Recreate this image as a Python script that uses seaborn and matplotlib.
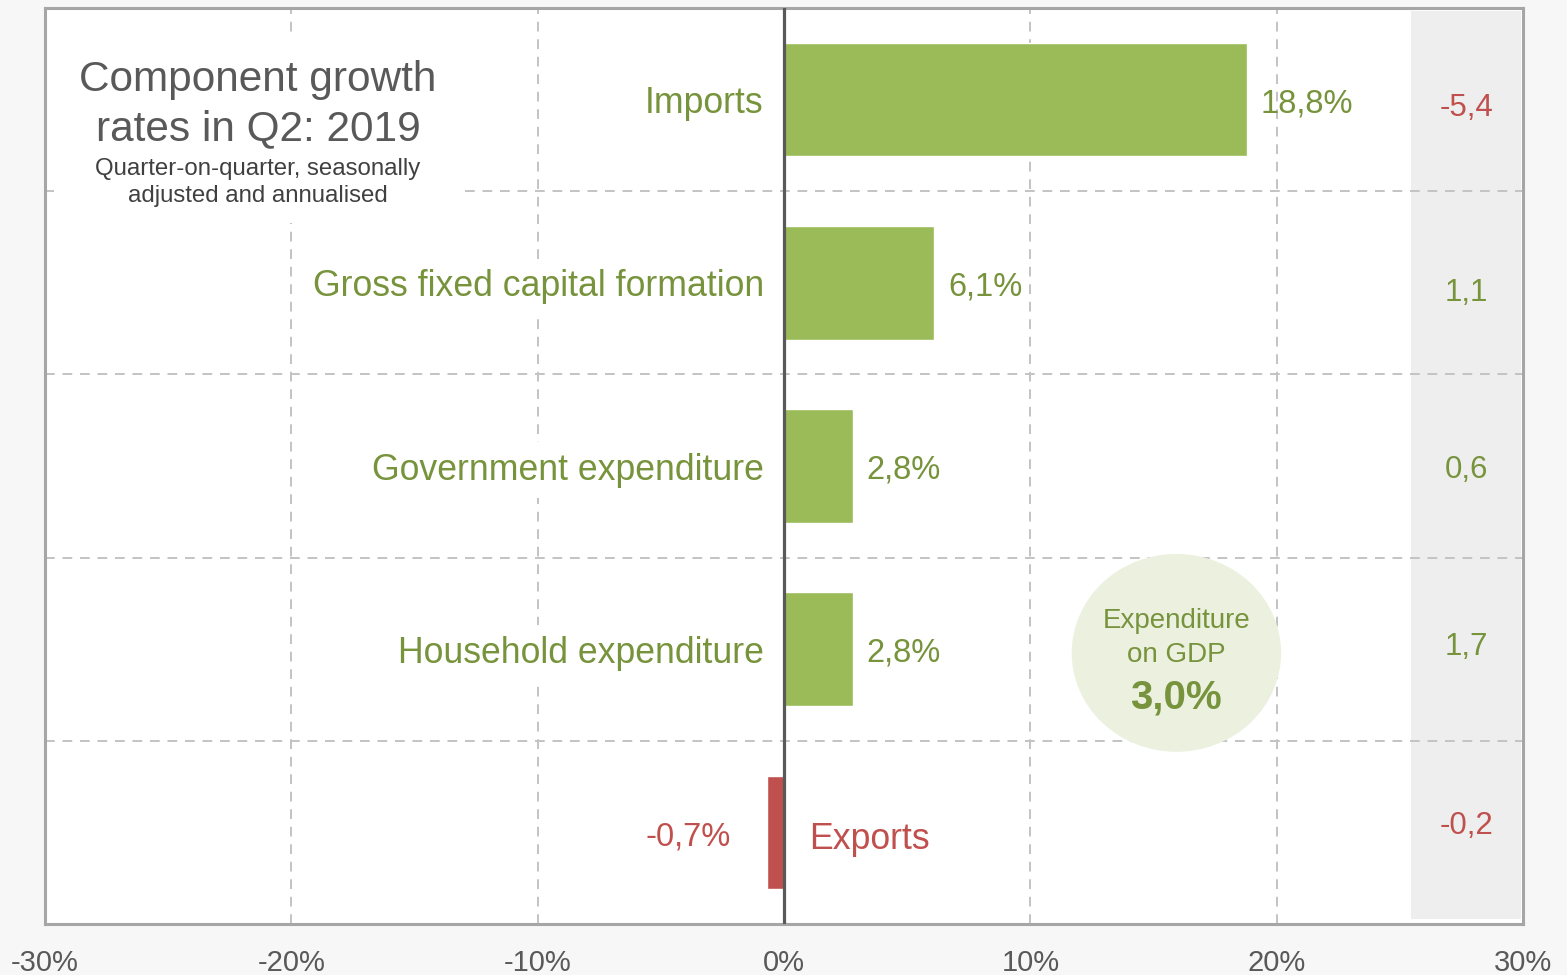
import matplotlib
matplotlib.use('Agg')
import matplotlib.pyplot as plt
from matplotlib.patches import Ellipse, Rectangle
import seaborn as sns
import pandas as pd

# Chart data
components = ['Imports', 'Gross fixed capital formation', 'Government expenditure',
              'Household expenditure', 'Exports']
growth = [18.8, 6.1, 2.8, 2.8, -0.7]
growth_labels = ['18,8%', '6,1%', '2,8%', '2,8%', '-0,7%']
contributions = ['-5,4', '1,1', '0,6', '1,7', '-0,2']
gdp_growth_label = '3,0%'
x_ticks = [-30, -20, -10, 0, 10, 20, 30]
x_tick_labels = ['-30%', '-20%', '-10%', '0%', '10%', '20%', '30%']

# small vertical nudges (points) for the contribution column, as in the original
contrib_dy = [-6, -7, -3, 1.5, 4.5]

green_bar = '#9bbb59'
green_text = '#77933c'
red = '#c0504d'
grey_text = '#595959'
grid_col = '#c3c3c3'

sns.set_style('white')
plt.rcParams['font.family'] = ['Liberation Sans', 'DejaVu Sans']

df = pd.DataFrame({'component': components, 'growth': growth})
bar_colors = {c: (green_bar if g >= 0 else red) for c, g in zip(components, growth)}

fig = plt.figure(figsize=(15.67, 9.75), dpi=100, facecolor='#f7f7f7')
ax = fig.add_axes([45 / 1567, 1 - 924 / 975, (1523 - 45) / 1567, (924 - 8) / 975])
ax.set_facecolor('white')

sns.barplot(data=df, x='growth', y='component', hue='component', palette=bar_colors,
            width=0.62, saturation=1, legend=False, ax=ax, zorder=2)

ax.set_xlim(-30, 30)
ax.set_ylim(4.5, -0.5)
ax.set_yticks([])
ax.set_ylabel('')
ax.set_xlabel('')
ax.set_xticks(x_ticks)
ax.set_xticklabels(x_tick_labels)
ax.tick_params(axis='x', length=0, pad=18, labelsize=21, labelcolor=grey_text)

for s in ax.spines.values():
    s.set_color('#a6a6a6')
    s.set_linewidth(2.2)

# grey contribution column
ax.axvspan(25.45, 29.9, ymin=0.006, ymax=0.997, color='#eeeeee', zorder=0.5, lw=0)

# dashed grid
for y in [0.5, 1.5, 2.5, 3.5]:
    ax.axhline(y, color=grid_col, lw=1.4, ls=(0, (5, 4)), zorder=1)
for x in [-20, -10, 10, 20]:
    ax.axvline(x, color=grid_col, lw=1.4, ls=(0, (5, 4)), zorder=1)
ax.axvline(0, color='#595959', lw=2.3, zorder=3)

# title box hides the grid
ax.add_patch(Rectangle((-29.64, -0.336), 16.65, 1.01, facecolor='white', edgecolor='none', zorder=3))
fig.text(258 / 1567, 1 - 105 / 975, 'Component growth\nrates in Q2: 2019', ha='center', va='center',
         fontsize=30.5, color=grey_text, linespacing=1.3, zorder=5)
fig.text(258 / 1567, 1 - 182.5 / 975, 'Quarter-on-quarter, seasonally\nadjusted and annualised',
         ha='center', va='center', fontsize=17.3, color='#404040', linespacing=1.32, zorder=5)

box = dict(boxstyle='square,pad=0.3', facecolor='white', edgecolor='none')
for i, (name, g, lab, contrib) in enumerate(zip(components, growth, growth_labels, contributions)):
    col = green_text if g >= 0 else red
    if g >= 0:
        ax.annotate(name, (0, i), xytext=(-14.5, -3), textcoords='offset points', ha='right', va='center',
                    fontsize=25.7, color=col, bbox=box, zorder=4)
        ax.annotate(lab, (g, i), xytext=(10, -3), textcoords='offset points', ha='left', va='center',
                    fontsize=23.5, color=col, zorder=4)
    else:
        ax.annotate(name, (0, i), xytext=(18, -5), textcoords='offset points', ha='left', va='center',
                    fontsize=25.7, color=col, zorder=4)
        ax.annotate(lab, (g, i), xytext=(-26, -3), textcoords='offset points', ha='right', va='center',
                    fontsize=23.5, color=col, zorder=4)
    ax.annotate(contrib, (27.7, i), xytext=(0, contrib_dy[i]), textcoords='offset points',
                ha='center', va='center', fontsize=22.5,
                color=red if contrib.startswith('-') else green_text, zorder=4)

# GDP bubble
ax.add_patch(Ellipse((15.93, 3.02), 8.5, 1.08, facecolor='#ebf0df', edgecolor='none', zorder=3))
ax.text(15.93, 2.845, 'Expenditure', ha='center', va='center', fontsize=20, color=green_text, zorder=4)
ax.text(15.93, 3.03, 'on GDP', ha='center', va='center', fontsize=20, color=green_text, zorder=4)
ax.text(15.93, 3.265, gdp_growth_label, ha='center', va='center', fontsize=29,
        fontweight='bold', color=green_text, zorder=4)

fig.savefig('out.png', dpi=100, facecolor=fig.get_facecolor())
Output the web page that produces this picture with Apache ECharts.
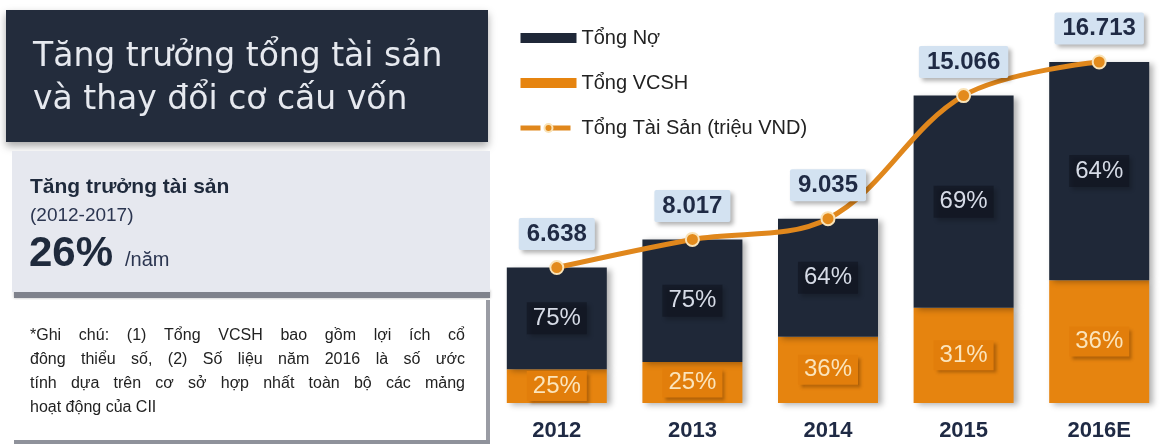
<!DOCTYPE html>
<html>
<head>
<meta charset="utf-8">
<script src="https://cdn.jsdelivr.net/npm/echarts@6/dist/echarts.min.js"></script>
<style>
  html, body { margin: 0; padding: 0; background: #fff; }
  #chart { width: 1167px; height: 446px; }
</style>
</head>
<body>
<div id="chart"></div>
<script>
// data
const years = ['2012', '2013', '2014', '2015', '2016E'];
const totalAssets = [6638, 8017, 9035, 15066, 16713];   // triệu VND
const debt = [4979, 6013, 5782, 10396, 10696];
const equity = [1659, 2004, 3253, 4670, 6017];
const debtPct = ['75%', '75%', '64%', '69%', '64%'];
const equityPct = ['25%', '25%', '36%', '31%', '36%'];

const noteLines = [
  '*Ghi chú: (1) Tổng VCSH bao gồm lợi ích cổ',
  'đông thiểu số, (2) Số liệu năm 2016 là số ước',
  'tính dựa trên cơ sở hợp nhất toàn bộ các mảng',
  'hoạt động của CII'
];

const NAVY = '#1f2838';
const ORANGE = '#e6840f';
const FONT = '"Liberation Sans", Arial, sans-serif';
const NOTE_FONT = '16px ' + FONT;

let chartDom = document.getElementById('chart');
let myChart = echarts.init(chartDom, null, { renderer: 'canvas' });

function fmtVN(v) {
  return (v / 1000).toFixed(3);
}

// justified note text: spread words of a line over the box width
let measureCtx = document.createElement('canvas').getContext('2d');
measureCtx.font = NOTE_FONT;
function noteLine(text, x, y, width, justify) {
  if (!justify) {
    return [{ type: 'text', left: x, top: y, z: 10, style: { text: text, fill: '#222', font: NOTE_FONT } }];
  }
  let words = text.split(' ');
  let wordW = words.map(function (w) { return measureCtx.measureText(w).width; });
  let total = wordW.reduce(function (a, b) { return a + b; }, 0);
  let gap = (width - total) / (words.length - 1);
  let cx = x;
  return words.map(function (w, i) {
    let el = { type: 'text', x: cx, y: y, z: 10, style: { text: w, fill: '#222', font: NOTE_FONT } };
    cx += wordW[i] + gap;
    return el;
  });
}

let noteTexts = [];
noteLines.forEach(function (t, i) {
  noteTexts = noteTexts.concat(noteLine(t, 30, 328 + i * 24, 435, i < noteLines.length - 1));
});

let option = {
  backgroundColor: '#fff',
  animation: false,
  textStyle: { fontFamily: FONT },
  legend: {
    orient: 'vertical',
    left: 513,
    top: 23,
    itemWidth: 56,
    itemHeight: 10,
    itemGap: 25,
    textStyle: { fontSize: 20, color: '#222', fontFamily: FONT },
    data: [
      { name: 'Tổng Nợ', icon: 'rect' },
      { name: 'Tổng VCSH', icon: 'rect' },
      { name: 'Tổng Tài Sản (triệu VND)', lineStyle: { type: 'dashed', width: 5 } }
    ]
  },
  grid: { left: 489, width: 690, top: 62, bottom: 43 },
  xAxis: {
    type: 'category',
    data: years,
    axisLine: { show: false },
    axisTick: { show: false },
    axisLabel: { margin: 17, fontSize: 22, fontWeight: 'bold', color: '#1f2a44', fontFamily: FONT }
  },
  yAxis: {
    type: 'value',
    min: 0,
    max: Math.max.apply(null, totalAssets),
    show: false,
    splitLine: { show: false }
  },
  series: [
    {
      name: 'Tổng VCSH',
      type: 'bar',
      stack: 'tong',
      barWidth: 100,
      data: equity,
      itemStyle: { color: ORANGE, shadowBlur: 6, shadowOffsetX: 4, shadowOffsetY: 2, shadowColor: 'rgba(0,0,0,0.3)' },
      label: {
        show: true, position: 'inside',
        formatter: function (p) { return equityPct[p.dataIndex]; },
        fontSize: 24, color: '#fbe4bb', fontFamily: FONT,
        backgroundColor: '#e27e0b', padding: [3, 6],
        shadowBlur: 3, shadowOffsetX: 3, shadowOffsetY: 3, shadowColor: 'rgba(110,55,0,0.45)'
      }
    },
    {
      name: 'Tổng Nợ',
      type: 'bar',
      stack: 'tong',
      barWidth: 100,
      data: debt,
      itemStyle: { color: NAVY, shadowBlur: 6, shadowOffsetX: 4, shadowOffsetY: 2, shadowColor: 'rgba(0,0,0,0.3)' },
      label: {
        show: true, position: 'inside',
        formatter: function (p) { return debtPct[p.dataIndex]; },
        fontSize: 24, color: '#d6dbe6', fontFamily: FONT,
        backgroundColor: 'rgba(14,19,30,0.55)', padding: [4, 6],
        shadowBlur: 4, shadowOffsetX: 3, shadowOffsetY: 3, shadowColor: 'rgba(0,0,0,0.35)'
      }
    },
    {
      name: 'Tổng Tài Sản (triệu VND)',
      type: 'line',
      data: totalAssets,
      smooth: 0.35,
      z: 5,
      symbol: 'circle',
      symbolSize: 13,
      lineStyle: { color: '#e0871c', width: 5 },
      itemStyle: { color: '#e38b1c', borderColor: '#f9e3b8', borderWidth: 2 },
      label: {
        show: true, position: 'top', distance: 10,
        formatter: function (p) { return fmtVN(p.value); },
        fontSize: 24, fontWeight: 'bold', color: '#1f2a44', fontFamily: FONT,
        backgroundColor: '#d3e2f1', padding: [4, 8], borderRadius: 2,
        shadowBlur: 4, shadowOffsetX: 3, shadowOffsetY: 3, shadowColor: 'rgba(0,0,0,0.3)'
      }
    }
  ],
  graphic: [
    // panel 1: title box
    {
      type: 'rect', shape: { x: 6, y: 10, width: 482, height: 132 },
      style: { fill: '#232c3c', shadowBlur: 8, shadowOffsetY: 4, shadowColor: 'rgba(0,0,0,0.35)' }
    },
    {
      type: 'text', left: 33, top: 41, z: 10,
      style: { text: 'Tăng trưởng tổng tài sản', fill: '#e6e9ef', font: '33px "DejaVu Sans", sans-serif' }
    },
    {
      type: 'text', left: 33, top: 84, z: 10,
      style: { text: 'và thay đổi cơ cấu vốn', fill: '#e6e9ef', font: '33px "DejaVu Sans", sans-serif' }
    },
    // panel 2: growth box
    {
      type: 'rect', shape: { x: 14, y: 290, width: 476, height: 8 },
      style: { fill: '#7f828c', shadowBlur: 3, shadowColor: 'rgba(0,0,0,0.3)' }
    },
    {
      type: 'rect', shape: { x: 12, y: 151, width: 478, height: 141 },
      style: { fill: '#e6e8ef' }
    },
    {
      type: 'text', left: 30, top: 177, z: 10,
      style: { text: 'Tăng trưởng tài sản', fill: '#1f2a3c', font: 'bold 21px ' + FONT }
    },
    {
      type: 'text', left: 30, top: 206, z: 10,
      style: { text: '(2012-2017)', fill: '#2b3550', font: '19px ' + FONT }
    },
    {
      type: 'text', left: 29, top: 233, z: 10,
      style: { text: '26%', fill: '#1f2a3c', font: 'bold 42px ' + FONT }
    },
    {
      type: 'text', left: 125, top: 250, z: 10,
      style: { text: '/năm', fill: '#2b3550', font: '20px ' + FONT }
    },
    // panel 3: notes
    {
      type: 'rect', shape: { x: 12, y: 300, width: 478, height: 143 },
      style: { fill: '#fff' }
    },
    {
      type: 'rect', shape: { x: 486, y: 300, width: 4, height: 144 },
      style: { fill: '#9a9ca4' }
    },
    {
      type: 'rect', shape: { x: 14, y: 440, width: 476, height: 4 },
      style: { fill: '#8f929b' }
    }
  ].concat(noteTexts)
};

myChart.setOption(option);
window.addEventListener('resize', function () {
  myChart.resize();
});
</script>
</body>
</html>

════════════════════

● WHAT TO DO: Give again, exactly, the lines from the start of the data through the one holding "['-30%', '-20%', '-10%', '0%', '10%', '20%', '30%']"; omit the pictures.

● RESPONSE FOR THIS EXERCISE:
Recreate this image as a Python script that uses seaborn and matplotlib.
import matplotlib
matplotlib.use('Agg')
import matplotlib.pyplot as plt
from matplotlib.patches import Ellipse, Rectangle
import seaborn as sns
import pandas as pd

# Chart data
components = ['Imports', 'Gross fixed capital formation', 'Government expenditure',
              'Household expenditure', 'Exports']
growth = [18.8, 6.1, 2.8, 2.8, -0.7]
growth_labels = ['18,8%', '6,1%', '2,8%', '2,8%', '-0,7%']
contributions = ['-5,4', '1,1', '0,6', '1,7', '-0,2']
gdp_growth_label = '3,0%'
x_ticks = [-30, -20, -10, 0, 10, 20, 30]
x_tick_labels = ['-30%', '-20%', '-10%', '0%', '10%', '20%', '30%']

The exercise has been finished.